PwC leads completion of groundbreaking Clara transaction

  • Press Release
  • 12 Dec 2024

As part of a landmark pensions transaction, PwC has advised Wates Group, a family-owned development, building and property maintenance business, in the transfer of its defined benefit members to Clara, a pensions superfund. 

The move to Clara, a member-first consolidator for defined benefit pension schemes, safeguards benefits and increases the long-term security for members.

The PwC team were advisers to the Wates Group and the lead transaction advisers on the project. PwC led on the commercial discussions with Clara, working collaboratively with the Wates Pension Fund trustee and its advisers to deliver the transaction. In doing so PwC drew upon the breadth of its skill sets, including actuarial, covenant, investment, risk transfer, tax and accounting.

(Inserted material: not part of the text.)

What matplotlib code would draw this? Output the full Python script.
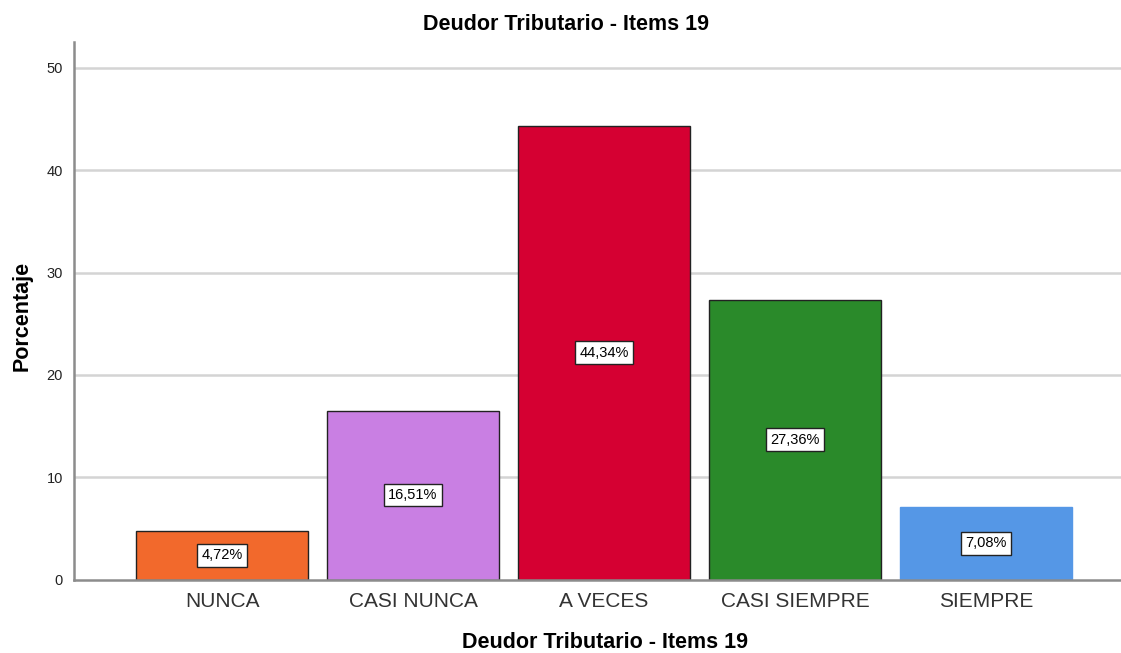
import matplotlib.pyplot as plt

categories = ["NUNCA", "CASI NUNCA", "A VECES", "CASI SIEMPRE", "SIEMPRE"]
percentages = [4.72, 16.51, 44.34, 27.36, 7.08]
colors = ["#F2692C", "#C97FE3", "#D50032", "#2A8A2A", "#5597E6"]
edge_colors = ["#222222", "#222222", "#222222", "#222222", "#5597E6"]
y_ticks = [0, 10, 20, 30, 40, 50]

plt.rcParams["font.family"] = ["Liberation Sans", "DejaVu Sans"]

fig = plt.figure(figsize=(11.21, 6.53), dpi=100)
ax = fig.add_axes([74 / 1121, 73.5 / 653, 1 - 74 / 1121, (579.5 - 42) / 653])

# gridlines behind the bars
for t in y_ticks[1:]:
    ax.axhline(t, color="#D4D4D4", linewidth=1.8, zorder=0)

x = range(len(categories))
bars = ax.bar(x, percentages, width=0.9, color=colors, edgecolor=edge_colors,
              linewidth=1.0, zorder=2)

for i, v in enumerate(percentages):
    label = f"{v:.2f}%".replace(".", ",")
    ax.text(i, v / 2, label, ha="center", va="center", fontsize=10.5, color="black",
            zorder=3,
            bbox=dict(boxstyle="square,pad=0.3", facecolor="white",
                      edgecolor="#222222", linewidth=1.0))

ax.set_xlim(-0.775, 4.707)
ax.set_ylim(0, 52.54)
ax.set_yticks(y_ticks)
ax.set_yticklabels([str(t) for t in y_ticks], fontsize=10.5, color="#222222")
ax.set_xticks(list(x))
ax.set_xticklabels(categories, fontsize=15, color="#333333")
ax.tick_params(axis="x", length=0, pad=9)
ax.tick_params(axis="y", length=0, pad=8)

for side in ["top", "right"]:
    ax.spines[side].set_visible(False)
for side in ["left", "bottom"]:
    ax.spines[side].set_color("#8C8C8C")
    ax.spines[side].set_linewidth(1.8)

fig.text(0.505, 0.963, "Deudor Tributario - Items 19", fontsize=15.5,
         fontweight="bold", ha="center", va="center")
ax.set_xlabel("Deudor Tributario - Items 19", fontsize=15.5, fontweight="bold", labelpad=15)
ax.xaxis.label.set_x(0.507)
ax.set_ylabel("Porcentaje", fontsize=15.5, fontweight="bold", labelpad=10)
ax.yaxis.label.set_y(0.49)

fig.savefig("out.png", dpi=100)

Clara is designed to offer members safer pensions. Clara takes on the pension benefits payable under defined benefit pension schemes then works towards further securing those pension benefits with an insurance company in, on average, five to ten years.

To deliver the best outcomes for the 1,500 members required a significant investment from the Wates Group of around £19m plus additional capital from Clara, close collaboration between the Wates Group and Trustee of the Wates Pension Fund, and thorough engagement with the Pensions Regulator to achieve clearance for the transaction. 

Amy Hemmett, head of superfunds at PwC UK, said:

“Clara’s ability to deliver safer pensions for members was proven by its first two transactions, but importantly this is the first transaction with an ongoing sponsor, albeit operating in a challenging market landscape. The outcome for members has been demonstrated to be meaningfully improved by the transfer to Clara, via detailed testing of the transaction.

“This will bring the role of superfunds into new focus for a wider scope of trustees and corporates alike, who are aiming to achieve the best outcomes for their members but are not yet ready for an insurance buy-out. We anticipate that this transaction, and the demand for innovation in end-game solutions for pension schemes, will continue to drive the superfund market, including potential interest from other providers.”

Matthew Cooper, head of pension risk transfer at PwC UK, added:

“This transaction paves the way for corporates and trustees to think more broadly when it comes to the options available to improve member outcomes. Transferring risk to a third party through insurance buy-in/buy-out transactions has long been used to improve member security. 

Insurance will continue to be the right route for many schemes; however PwC analysis suggests there could be more than 200 schemes with around £150 bn of assets who could benefit from a transaction with a DB superfund like Clara. The validation of the DB superfund concept that this transaction represents could drive significant growth in this offering.”